La vera questione, pertanto, non è l´età di Kepiro, bensì il suo attuale stato di salute fisica e mentale. Da questo punto di vista egli è sicuramente in grado di affrontare l´iter giudiziario. Se la sua salute sarà a tal punto buona da potermi citare per diffamazione (tutto sommato gli ho dato del criminale di guerra/collaboratore nazista) come per altro ha fatto, e di concedere interviste nelle quali afferma la propria innocenza, allora non esistono presupposti legittimi di ordine legale o etico per ignorare il fatto che egli stesse vivendo da colpevole impunito a Budapest.

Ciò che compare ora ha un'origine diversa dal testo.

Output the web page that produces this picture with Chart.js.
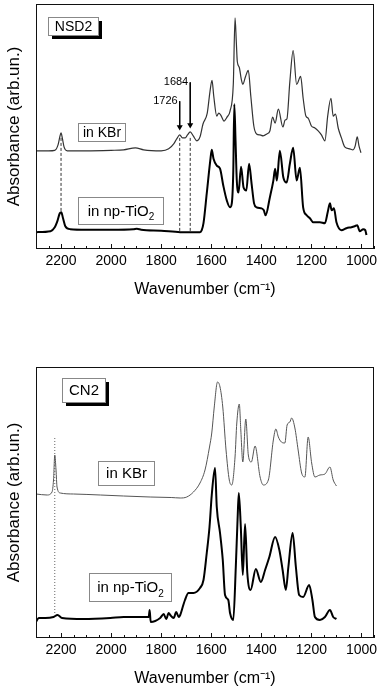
<!DOCTYPE html>
<html>
<head>
<meta charset="utf-8">
<script src="https://cdn.jsdelivr.net/npm/chart.js@4.4.0/dist/chart.umd.min.js"></script>
<style>
body { margin: 0; background: #fff; }
#wrap { position: relative; width: 378px; height: 688px; }
canvas { position: absolute; left: 0; }
#top { top: 0; }
#bot { top: 310px; }
</style>
</head>
<body>
<div id="wrap">
<canvas id="top" width="378" height="299"></canvas>
<canvas id="bot" width="378" height="378"></canvas>
</div>
<script>
// NSD2 - KBr pellet (thin line)
var nsdKbrWn = [2300,2250,2225,2212,2205,2200,2195,2188,2175,2100,2000,1950,1903,1870,1800,1770,1750,1738,1726,1715,1704,1695,1684,1672,1657,1645,1633,1616,1605,1597,1590,1578,1570,1562,1549,1537,1525,1512,1505,1500,1496,1488,1480,1474,1463,1452,1442,1430,1419,1405,1393,1378,1366,1355,1345,1332,1314,1305,1298,1286,1273,1259,1243,1233,1222,1213,1200,1186,1173,1160,1146,1135,1122,1113,1104,1093,1080,1067,1047,1034,1025,1017,1010,1002];
var nsdKbrAbs = [99,99,99.5,105,113,117,112,103,99,99,99.5,100,102,100,99,101,106,111,115,112,112,115,118,114,109,113,126,137,159,170,154,134,137,135,129,133,139,166,233,209,189,183,171,166,174,180,154,124,116,115,114,116,119,133,127,141,123,130,131,169,200,166,174,152,134,132,124,122,119,115,109,134,152,134,136,122,112,103,101,100,104,113,104,97];
// NSD2 - in np-TiO2 (thick line)
var nsdTioWn = [2300,2242,2225,2216,2205,2199,2192,2183,2163,2100,2000,1911,1897,1880,1800,1724,1645,1638,1631,1618,1604,1598,1591,1578,1565,1552,1538,1525,1518,1512,1508,1503,1498,1491,1481,1471,1460,1449,1439,1429,1419,1399,1390,1383,1366,1352,1345,1338,1326,1312,1299,1286,1273,1259,1246,1233,1219,1206,1193,1166,1146,1135,1126,1119,1110,1100,1080,1060,1040,1027,1017,1007,993,985,980];
var nsdTioAbs = [17,18,22,27,36,37,31,23,20,19.5,19.5,20,20.5,19.5,18.5,17,17,19,26,56,89,100,91,84,81,64,49,42,46,79,146,109,69,57,83,62,59,86,66,46,42,41,39,34,52,69,81,69,99,72,67,86,102,69,82,42,34,31,27,27,26,37,46,39,41,27,19,21,22,23,24,18,20,19,14];
// CN2 - KBr
var cnKbrWn = [2300,2256,2236,2230,2225,2220,2216,2203,2150,2043,1950,1844,1760,1724,1698,1671,1645,1625,1607,1598,1588,1575,1565,1554,1541,1528,1518,1505,1498,1488,1482,1474,1462,1452,1440,1425,1405,1392,1372,1352,1342,1332,1320,1306,1297,1286,1279,1266,1253,1239,1226,1213,1199,1186,1166,1146,1126,1113,1100];
var cnKbrAbs = [144,143,146,158,183,168,151,145,144,143,142,141,140.5,140,141,146,155,168,191,205,231,256,251,231,188,158,153,181,215,234,208,176,219,183,176,192,161,153,158,198,209,201,196,195,213,216,220,210,188,165,161,201,175,161,163,164,171,158,152];
// CN2 - in np-TiO2
var cnTioWn = [2300,2289,2263,2230,2214,2196,2110,2003,1950,1884,1850,1846,1842,1804,1790,1780,1770,1764,1750,1740,1730,1724,1714,1705,1691,1671,1645,1631,1618,1607,1598,1585,1578,1565,1554,1545,1532,1525,1512,1502,1495,1490,1482,1474,1465,1456,1443,1422,1402,1385,1368,1345,1328,1315,1302,1292,1275,1262,1249,1233,1209,1196,1186,1166,1146,1126,1113,1100];
var cnTioAbs = [16,20,20,21,23,20,19,20,21,21,21,28,16,20,24,19,25,23,20,26,21,23,31,38,45,45,50,58,85,111,143,170,131,105,78,43,38,25,18,71,118,145,111,63,114,65,48,69,56,68,81,101,88,68,48,71,105,71,43,41,53,38,21,18,21,28,21,19];

var tickLabels = [2200, 2000, 1800, 1600, 1400, 1200, 1000];

// guide lines / arrows
var nsdGuideWn = [2200, 1726, 1684], nsdGuideTop = [112, 112, 112], nsdGuideBot = [37, 18, 18];
var nsdArrowWn = [1726, 1684], nsdArrowFrom = [149, 168], nsdArrowTo = [123, 125];
var cnGuideWn = [2225], cnGuideTop = [200], cnGuideBot = [23];

var FONT = '"Liberation Sans", Arial, sans-serif';
Chart.defaults.font.family = FONT;
Chart.defaults.color = '#000';

function pts(xs, ys) {
    return xs.map(function(x, i) { return {x: x, y: ys[i]}; });
}

function spectrum(xs, ys, color, width) {
    return {
        data: pts(xs, ys),
        borderColor: color,
        borderWidth: width,
        pointRadius: 0,
        cubicInterpolationMode: 'monotone'
    };
}

function vline(x, y0, y1, dash, color) {
    return {data: [{x: x, y: y0}, {x: x, y: y1}], borderColor: color, borderWidth: 1, borderDash: dash, pointRadius: 0};
}

function arrow(x, y0, y1) {
    return {
        data: [{x: x, y: y0}, {x: x, y: y1}],
        borderColor: '#000', borderWidth: 1,
        pointRadius: [0, 3.5], pointStyle: 'triangle', pointRotation: 180,
        pointBackgroundColor: '#000', pointBorderWidth: 0
    };
}

// frame, inward ticks, text boxes
var extras = {
    id: 'extras',
    afterDraw: function(chart, args, opts) {
        var ctx = chart.ctx, a = chart.chartArea, xs = chart.scales.x, ys = chart.scales.y;
        ctx.save();
        ctx.strokeStyle = '#111';
        ctx.lineWidth = 1;
        ctx.strokeRect(a.left + 0.5, a.top + 0.5, a.right - a.left - 1, a.bottom - a.top - 1);
        xs.ticks.forEach(function(t) {
            var px = Math.round(xs.getPixelForValue(t.value)) + 0.5;
            var len = tickLabels.indexOf(t.value) >= 0 ? 5 : 3;
            ctx.beginPath();
            ctx.moveTo(px, a.bottom);
            ctx.lineTo(px, a.bottom - len);
            ctx.stroke();
        });
        (opts.boxes || []).forEach(function(b) {
            var px = Math.round(xs.getPixelForValue(b.x)), py = Math.round(ys.getPixelForValue(b.y));
            if (b.shadow) {
                ctx.fillStyle = '#000';
                ctx.fillRect(px + 4, py + 4, b.w, b.h);
            }
            ctx.fillStyle = '#fff';
            ctx.fillRect(px, py, b.w, b.h);
            ctx.strokeStyle = '#888';
            ctx.strokeRect(px + 0.5, py + 0.5, b.w, b.h);
            ctx.fillStyle = '#000';
            ctx.textBaseline = 'middle';
            ctx.textAlign = 'left';
            ctx.font = b.size + 'px ' + FONT;
            var tw = ctx.measureText(b.text).width, sw = 0;
            if (b.sub) {
                ctx.font = Math.round(b.size * 0.65) + 'px ' + FONT;
                sw = ctx.measureText(b.sub).width;
            }
            var tx = px + (b.w - tw - sw) / 2 + 0.5, ty = py + b.h / 2 + 1;
            ctx.font = b.size + 'px ' + FONT;
            ctx.fillText(b.text, tx, ty);
            if (b.sub) {
                ctx.font = Math.round(b.size * 0.65) + 'px ' + FONT;
                ctx.fillText(b.sub, tx + tw, ty + 6);
            }
        });
        (opts.labels || []).forEach(function(l) {
            ctx.font = '11px ' + FONT;
            ctx.fillStyle = '#000';
            ctx.textAlign = 'right';
            ctx.textBaseline = 'middle';
            ctx.fillText(l.text, xs.getPixelForValue(l.x) - 2, ys.getPixelForValue(l.y));
        });
        ctx.restore();
    }
};

function makeChart(id, datasets, yMax, padTop, notes) {
    return new Chart(document.getElementById(id), {
        type: 'line',
        data: {datasets: datasets},
        plugins: [extras],
        options: {
            responsive: false,
            animation: false,
            devicePixelRatio: 1,
            layout: {padding: {top: padTop, right: 3, left: 0, bottom: 0}},
            plugins: {legend: {display: false}, tooltip: {enabled: false}, extras: notes},
            scales: {
                x: {
                    type: 'linear', reverse: true, min: 950, max: 2300,
                    grid: {display: false, drawTicks: false},
                    border: {display: false},
                    ticks: {
                        stepSize: 50, autoSkip: false, maxRotation: 0, padding: 4,
                        font: {size: 14},
                        callback: function(v) { return tickLabels.indexOf(v) >= 0 ? String(v) : ''; }
                    },
                    title: {display: true, text: 'Wavenumber (cm\u207B\u00B9)', font: {size: 16}, padding: {top: 0, bottom: 0}},
                    afterFit: function(s) { s.height = 50; }
                },
                y: {
                    min: 0, max: yMax,
                    grid: {display: false},
                    border: {display: false},
                    ticks: {display: false},
                    title: {display: true, text: 'Absorbance (arb.un.)', font: {size: 17}, padding: {top: 4, bottom: 0}},
                    afterFit: function(s) { s.width = 36; }
                }
            }
        }
    });
}

var topSets = [
    spectrum(nsdKbrWn, nsdKbrAbs, '#333', 1.2),
    spectrum(nsdTioWn, nsdTioAbs, '#000', 2)
];
nsdGuideWn.forEach(function(w, i) { topSets.push(vline(w, nsdGuideTop[i], nsdGuideBot[i], [3, 2], '#333')); });
nsdArrowWn.forEach(function(w, i) { topSets.push(arrow(w, nsdArrowFrom[i], nsdArrowTo[i])); });

makeChart('top', topSets, 247, 2, {
    boxes: [
        {x: 2251, y: 234, w: 50, h: 18, text: 'NSD2', size: 14, shadow: true},
        {x: 2131, y: 127, w: 47, h: 18, text: 'in KBr', size: 14},
        {x: 2131, y: 52, w: 85, h: 27, text: 'in np-TiO', sub: '2', size: 15}
    ],
    labels: nsdArrowWn.map(function(w, i) { return {x: w, y: nsdArrowFrom[i], text: String(w)}; })
});

var botSets = [
    spectrum(cnKbrWn, cnKbrAbs, '#555', 1),
    spectrum(cnTioWn, cnTioAbs, '#000', 2)
];
cnGuideWn.forEach(function(w, i) { botSets.push(vline(w, cnGuideTop[i], cnGuideBot[i], [1, 2], '#666')); });

makeChart('bot', botSets, 271, 57, {
    boxes: [
        {x: 2195, y: 260, w: 43, h: 24, text: 'CN2', size: 15, shadow: true},
        {x: 2051, y: 177, w: 56, h: 24, text: 'in KBr', size: 15},
        {x: 2087, y: 65, w: 82, h: 28, text: 'in np-TiO', sub: '2', size: 15}
    ]
});
</script>
</body>
</html>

Considerata la situazione attuale in Ungheria, e specialmente l´irritante successo elettorale alle ultime consultazioni del partito di ultra-destra Jobbik – che ha un´evidente agenda antisemita e anti-rom, e che ha espresso ufficialmente forti simpatie e nostalgia per il passato fascista dell´Ungheria nella Seconda guerra mondiale – il caso Kepiro lancia un messaggio molto potente: antisemitismo e xenofobia possono portare a violenze dalle conseguenze terribili. È questo ad aver portato decine di giovani membri della Faith Church ungherese a indossare la stella gialla e a presentarsi davanti al tribunale a sostegno di chi sta processando Kepiro il giorno dell´inizio del dibattimento. Ed è ancora questo a spiegare perché i loro antagonisti dell´estrema destra si siano precipitati a prendere le difese di Kepiro il giorno successivo, quando il futuro politico dell´Ungheria era, per così dire, sospeso.
Non possiamo che auspicare che la giustizia prevalga e che il tribunale non soltanto condanni e punisca Kepiro, ma infligga anche un colpo mortale alle forze dell´intolleranza, del razzismo e dell´antisemitismo che minacciano il futuro democratico dell´Ungheria.